3 Women in Canadian History – International Women’s Day

Today is International Women’s Day.  A day we celebrate the women who have made a difference to the world. What have these women done? They have made an impact on the way women are seen, the freedom to vote and to be seen as equals to men. While there are many women around the world who have made an impact on the lives of women, I am sharing 3 women in Canadian history.

Women in Canadian History

 

Women in Canadian History

 

Viola Irene Desmond (1914 – 1965) A Canadian Black Nova Scotian businesswoman who challenged racial segregation at a theatre in Nova Scotia in 1946. She refused to leave a whites-only area and was unjustly convicted of a minor tax violation used to enforce segregation. This is one of the most publicized incidents of racial discrimination in Canadian history. It helped start the modern civil rights movement in Canada.

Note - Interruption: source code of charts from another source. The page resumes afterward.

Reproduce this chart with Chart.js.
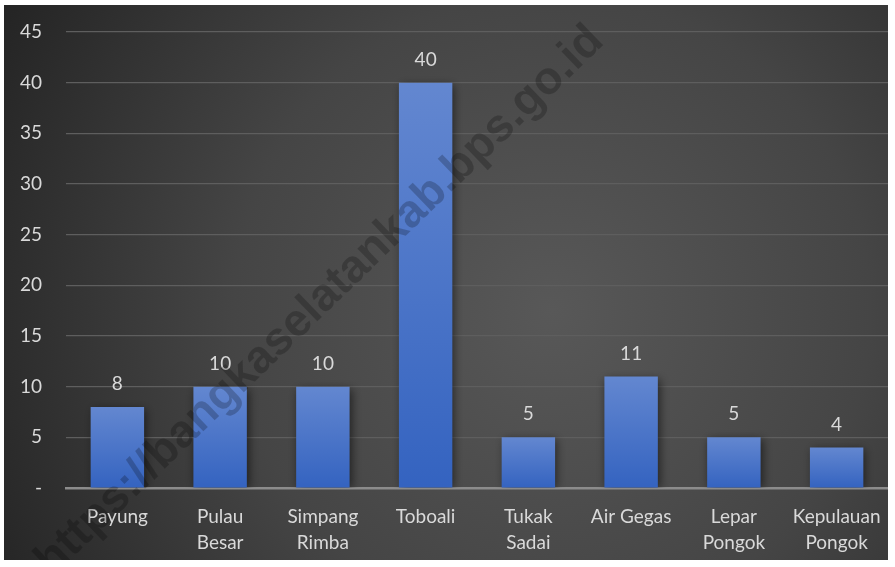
<!DOCTYPE html>
<html>
<head>
<meta charset="utf-8">
<script src="https://cdn.jsdelivr.net/npm/chart.js@4.4.1/dist/chart.umd.min.js"></script>
<style>
  html, body { margin: 0; padding: 0; background: #ffffff; }
  #wrap { position: absolute; left: 4px; top: 5px; width: 884px; height: 555px; }
</style>
</head>
<body>
<div id="wrap"><canvas id="c"></canvas></div>
<script>
const categories = [
  'Payung', ['Pulau', 'Besar'], ['Simpang', 'Rimba'], 'Toboali',
  ['Tukak', 'Sadai'], 'Air Gegas', ['Lepar', 'Pongok'], ['Kepulauan', 'Pongok']
];
const values = [8, 10, 10, 40, 5, 11, 5, 4];
const yTicks = [0, 5, 10, 15, 20, 25, 30, 35, 40, 45];
const watermarkText = 'https://bangkaselatankab.bps.go.id';

const FONT = 'Lato, "Open Sans", sans-serif';

const bgPlugin = {
  id: 'bg',
  beforeDraw(chart) {
    const { ctx, width, height } = chart;
    ctx.save();
    const g = ctx.createRadialGradient(width * 0.62, height * 0.55, 0, width * 0.62, height * 0.55, width * 0.72);
    g.addColorStop(0, '#585858');
    g.addColorStop(0.5, '#454545');
    g.addColorStop(1, '#232323');
    ctx.fillStyle = g;
    ctx.fillRect(0, 0, width, height);
    ctx.restore();
  }
};

const shadowPlugin = {
  id: 'barShadow',
  beforeDatasetDraw(chart) {
    const ctx = chart.ctx;
    ctx.save();
    ctx.shadowColor = 'rgba(0,0,0,0.55)';
    ctx.shadowBlur = 9;
    ctx.shadowOffsetX = 2;
    ctx.shadowOffsetY = 2;
  },
  afterDatasetDraw(chart) {
    chart.ctx.restore();
  }
};

const labelPlugin = {
  id: 'valueLabels',
  afterDatasetsDraw(chart) {
    const ctx = chart.ctx;
    const meta = chart.getDatasetMeta(0);
    ctx.save();
    ctx.fillStyle = '#d9d9d9';
    ctx.font = '19px ' + FONT;
    ctx.textAlign = 'center';
    ctx.textBaseline = 'middle';
    meta.data.forEach((bar, i) => {
      ctx.fillText(String(chart.data.datasets[0].data[i]), bar.x, bar.y - 23);
    });
    ctx.restore();
  }
};

const watermarkPlugin = {
  id: 'watermark',
  afterDraw(chart) {
    const ctx = chart.ctx;
    ctx.save();
    ctx.translate(316, 296);
    ctx.rotate(-44 * Math.PI / 180);
    ctx.font = 'bold 46px "Liberation Sans", Arial, sans-serif';
    ctx.fillStyle = 'rgba(0,0,0,0.22)';
    ctx.textAlign = 'center';
    ctx.textBaseline = 'middle';
    ctx.fillText(watermarkText, 0, 0);
    ctx.restore();
  }
};

function barGradient(context) {
  const chart = context.chart;
  const { chartArea, scales } = chart;
  if (!chartArea || !scales.y) return '#4a76cc';
  const v = context.raw;
  const top = scales.y.getPixelForValue(v);
  const bottom = scales.y.getPixelForValue(0);
  const g = chart.ctx.createLinearGradient(0, top, 0, bottom);
  g.addColorStop(0, '#6387d0');
  g.addColorStop(1, '#3463c0');
  return g;
}

new Chart(document.getElementById('c'), {
  type: 'bar',
  data: {
    labels: categories,
    datasets: [{
      data: values,
      backgroundColor: barGradient,
      borderWidth: 0,
      barPercentage: 0.52,
      categoryPercentage: 1.0
    }]
  },
  options: {
    responsive: true,
    maintainAspectRatio: false,
    animation: false,
    layout: { padding: { top: 27, right: 0, bottom: 0, left: 0 } },
    plugins: { legend: { display: false }, tooltip: { enabled: false } },
    scales: {
      x: {
        grid: { display: false, drawTicks: false },
        border: { display: true, color: '#8c8c8c', width: 2.5 },
        ticks: {
          color: '#d9d9d9',
          font: { family: FONT, size: 19, lineHeight: 1.35 },
          padding: 16,
          maxRotation: 0,
          autoSkip: false
        },
        afterFit(scale) { scale.height = 72; scale.paddingLeft = 0; scale.paddingRight = 0; }
      },
      y: {
        min: 0, max: 45,
        afterBuildTicks(scale) { scale.ticks = yTicks.map(v => ({ value: v })); },
        grid: { color: '#5e5e5e', lineWidth: 1.2, drawTicks: false },
        border: { display: false },
        ticks: {
          color: '#d9d9d9',
          font: { family: FONT, size: 19 },
          padding: 24,
          callback: (v) => v === 0 ? '-' : String(v)
        },
        afterFit(scale) { scale.width = 62; scale.paddingTop = 0; scale.paddingBottom = 0; }
      }
    }
  },
  plugins: [bgPlugin, shadowPlugin, labelPlugin, watermarkPlugin]
});
</script>
</body>
</html>
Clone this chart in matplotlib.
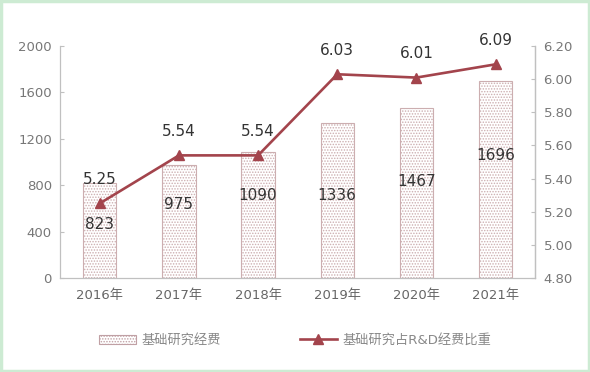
import matplotlib
matplotlib.use("Agg")
import matplotlib.pyplot as plt
from matplotlib.patches import Rectangle
from matplotlib.lines import Line2D
from matplotlib.patches import Patch

plt.rcParams['font.family'] = ['DejaVu Sans', 'Noto Sans CJK SC']
plt.rcParams['hatch.color'] = '#a8a8a8'
plt.rcParams['hatch.linewidth'] = 0.7

years = ['2016年', '2017年', '2018年', '2019年', '2020年', '2021年']
funding = [823, 975, 1090, 1336, 1467, 1696]
ratio = [5.25, 5.54, 5.54, 6.03, 6.01, 6.09]
label_drop = [366, 346, 375, 621, 639, 636]  # how far bar labels sit below bar top

fig = plt.figure(figsize=(5.9, 3.72), dpi=100)
fig.patch.set_facecolor('white')
fig.add_artist(Rectangle((0.002, 0.004), 0.996, 0.992, transform=fig.transFigure,
                         fill=False, edgecolor='#cdebd3', linewidth=2.5))

ax = fig.add_axes([0.102, 0.253, 0.805, 0.623])
x = list(range(len(years)))
ax.bar(x, funding, width=0.42, color='white', edgecolor='#ccaeb0', linewidth=0.8,
       hatch='......', zorder=2)
ax.set_xlim(-0.5, 5.5)
ax.set_ylim(0, 2000)
ax.set_yticks([0, 400, 800, 1200, 1600, 2000])
ax.set_xticks(x)
ax.set_xticklabels(years)
for s in ['top']:
    ax.spines[s].set_visible(False)
for s in ['left', 'bottom', 'right']:
    ax.spines[s].set_color('#c0c0c0')
    ax.spines[s].set_linewidth(0.9)
ax.tick_params(axis='y', direction='in', length=3, colors='#c0c0c0', labelcolor='#777777',
               labelsize=9.5, pad=6)
ax.tick_params(axis='x', length=0, labelcolor='#666666', labelsize=9.5, pad=8)

for xi, v, d in zip(x, funding, label_drop):
    ax.text(xi, v - d, str(v), ha='center', va='center', fontsize=11, color='#333333', zorder=5)

ax2 = ax.twinx()
ax2.set_ylim(4.8, 6.2)
ax2.set_yticks([4.8, 5.0, 5.2, 5.4, 5.6, 5.8, 6.0, 6.2])
ax2.set_yticklabels([f'{t:.2f}' for t in [4.8, 5.0, 5.2, 5.4, 5.6, 5.8, 6.0, 6.2]])
for s in ['top', 'left', 'bottom']:
    ax2.spines[s].set_visible(False)
ax2.spines['right'].set_color('#c0c0c0')
ax2.spines['right'].set_linewidth(0.9)
ax2.tick_params(axis='y', direction='in', length=3, colors='#c0c0c0', labelcolor='#777777',
                labelsize=9.5, pad=6)
line_color = '#a3444c'
ax2.plot(x, ratio, color=line_color, linewidth=1.9, marker='^', markersize=7, zorder=4)
for xi, v in zip(x, ratio):
    ax2.annotate(f'{v:.2f}', (xi, v), xytext=(0, 17), textcoords='offset points',
                 ha='center', va='center', fontsize=11, color='#333333')

handles = [Patch(facecolor='white', edgecolor='#c0a0a4', hatch='......', linewidth=0.8),
           Line2D([0], [0], color=line_color, linewidth=1.9, marker='^', markersize=7)]
leg = fig.legend(handles, ['基础研究经费', '基础研究占R&D经费比重'], loc='center',
                 bbox_to_anchor=(0.5, 0.085), ncol=2, frameon=False, fontsize=9.5,
                 columnspacing=6, handlelength=2.8, handletextpad=0.4)
for t in leg.get_texts():
    t.set_color('#888888')

fig.savefig('out.png', dpi=100, facecolor='white')
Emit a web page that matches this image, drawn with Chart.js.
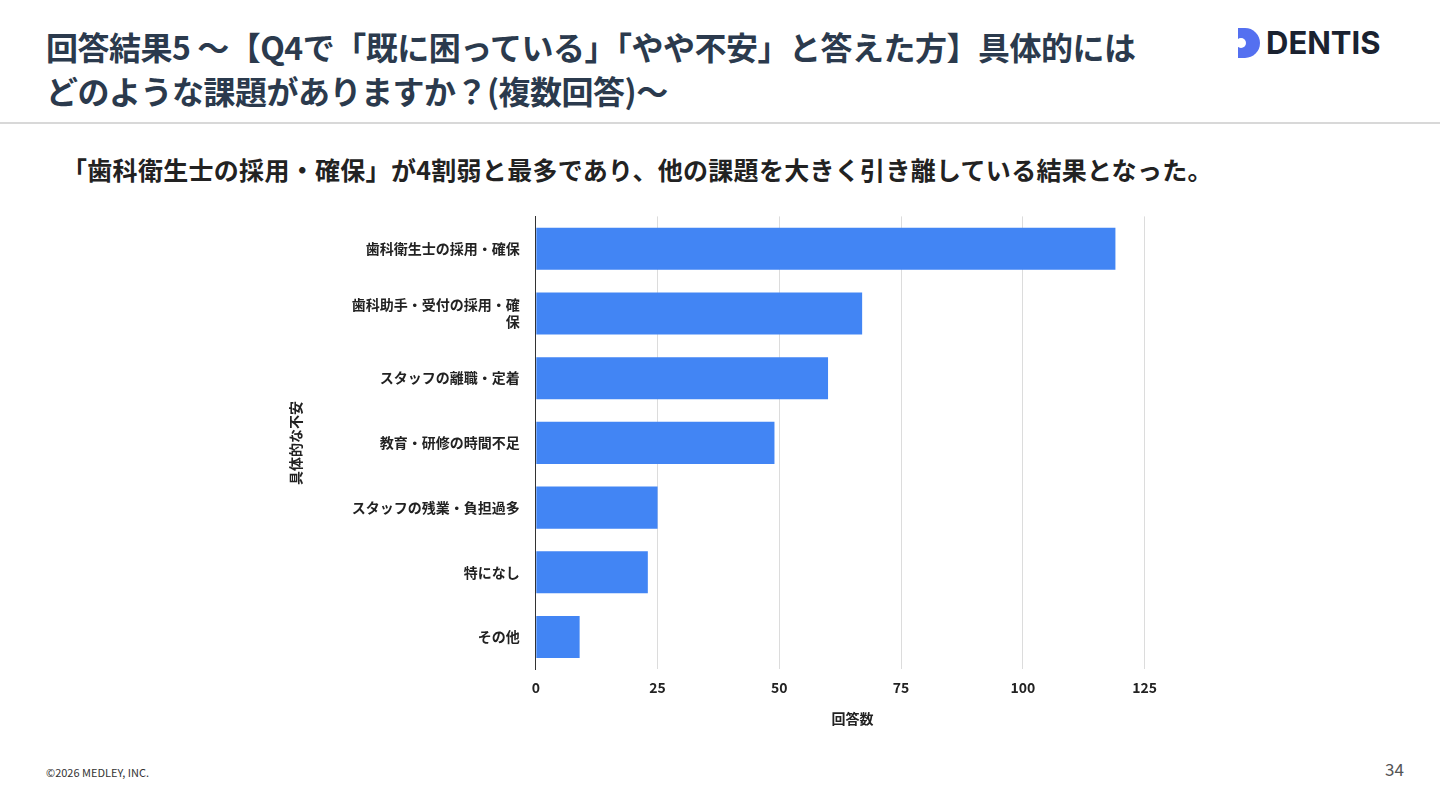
<!DOCTYPE html>
<html><head><meta charset="utf-8">
<script src="https://cdn.jsdelivr.net/npm/chart.js@4/dist/chart.umd.min.js"></script>
<style>
body{margin:0;width:1440px;height:810px;background:#fff;font-family:"Noto Sans CJK JP","Noto Sans",sans-serif;position:relative;overflow:hidden}
#title{position:absolute;left:46px;top:24px;font-size:32px;font-weight:bold;color:#2b3a4d;line-height:44px;letter-spacing:-0.5px}
#rule{position:absolute;left:0;top:122px;width:1440px;height:2px;background:#d8d8d8}
#sub{position:absolute;left:62px;top:151px;font-size:25px;font-weight:bold;color:#222;letter-spacing:0.3px}
#logo{position:absolute;left:1238px;top:24px;font-size:31px;font-weight:bold;color:#1a2230;font-family:Inter,sans-serif;display:flex;align-items:center}
#logo .d{width:22px;height:30px;background:#5470f0;border-radius:0 15px 15px 0;margin-right:6px;position:relative}
#logo .d:before{content:"";position:absolute;left:-2px;top:10px;width:10px;height:10px;border-radius:5px;background:#fff}
#copy{position:absolute;left:46px;top:764px;font-size:11px;color:#333}
#page{position:absolute;left:1385px;top:756px;font-size:17px;color:#555}
#wrap{position:absolute;left:283px;top:200px;width:886px;height:531px}
</style></head><body>
<div id="title">回答結果5 ～【Q4で「既に困っている」「やや不安」と答えた方】具体的には<br>どのような課題がありますか？(複数回答)～</div>
<div id="logo"><span class="d"></span>DENTIS</div>
<div id="rule"></div>
<div id="sub">「歯科衛生士の採用・確保」が4割弱と最多であり、他の課題を大きく引き離している結果となった。</div>
<div id="wrap"><canvas id="c"></canvas></div>
<div id="copy">©2026 MEDLEY, INC.</div>
<div id="page">34</div>
<script>
const categories = ['歯科衛生士の採用・確保', ['歯科助手・受付の採用・確', '保'], 'スタッフの離職・定着', '教育・研修の時間不足', 'スタッフの残業・負担過多', '特になし', 'その他'];
const counts = [119, 67, 60, 49, 25, 23, 9];
const tickValues = [0, 25, 50, 75, 100, 125];

Chart.defaults.font.family = '"Noto Sans CJK JP", sans-serif';
new Chart(document.getElementById('c'), {
    type: 'bar',
    data: {
        labels: categories,
        datasets: [{
            data: counts,
            backgroundColor: '#4285f4',
            categoryPercentage: 0.65,
            barPercentage: 1
        }]
    },
    options: {
        indexAxis: 'y',
        responsive: true,
        maintainAspectRatio: false,
        animation: false,
        layout: { padding: { top: 15 } },
        plugins: { legend: { display: false }, tooltip: { enabled: false } },
        scales: {
            x: {
                min: 0, max: 130,
                afterBuildTicks: axis => { axis.ticks = tickValues.map(v => ({ value: v })); },
                grid: { color: '#dcdcdc', drawTicks: false },
                border: { display: false },
                ticks: { color: '#222', font: { size: 14, weight: 'bold' }, padding: 10 },
                title: { display: true, text: '回答数', color: '#222', font: { size: 14, weight: 'bold' }, padding: { top: 4 } }
            },
            y: {
                grid: { display: false },
                border: { color: '#333' },
                ticks: { color: '#222', font: { size: 14, weight: 'bold' }, padding: 8 },
                title: { display: true, text: '具体的な不安', color: '#222', font: { size: 14, weight: 'bold' }, padding: { bottom: 40 } }
            }
        }
    }
});
</script>
</body></html>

Emily Pauline Johnson  (1861 – 1913) A Canadian writer and performer popular in the late 19th century. Johnson was notable for her poems and performances that celebrated her Aboriginal heritage. Her poetry was published in Canada, the United States and Great Britain. Johnson was one of a generation of widely read writers who began to define a Canadian literature.

Women in Canadian History

Chiefswood, Johnson’s childhood home constructed in 1856 in Brantford. It has been listed as a National Historic Site because of both her father’s and her own historical importance. Preserved as a house museum, it is the oldest Native mansion surviving from pre-Confederation times

Adelaide Hoodless  (1857 – 1910) A Canadian educational reformer who founded the international women’s organization known as the Women’s Institute that included the National Council of Women, the Victorian Order of Nurses and the YWCA in Canada. She was a force behind the formation of three faculties of Household Science. (home economics)

 

The Leaves Like Women Interchange- Emily Dickinson

The Leaves like Women interchange
Exclusive Confidence—
Somewhat of nods and somewhat
Portentous inference.

The Parties in both cases
Enjoining secrecy—
Inviolable compact
To notoriety.

Support, defend and inspire to make a difference.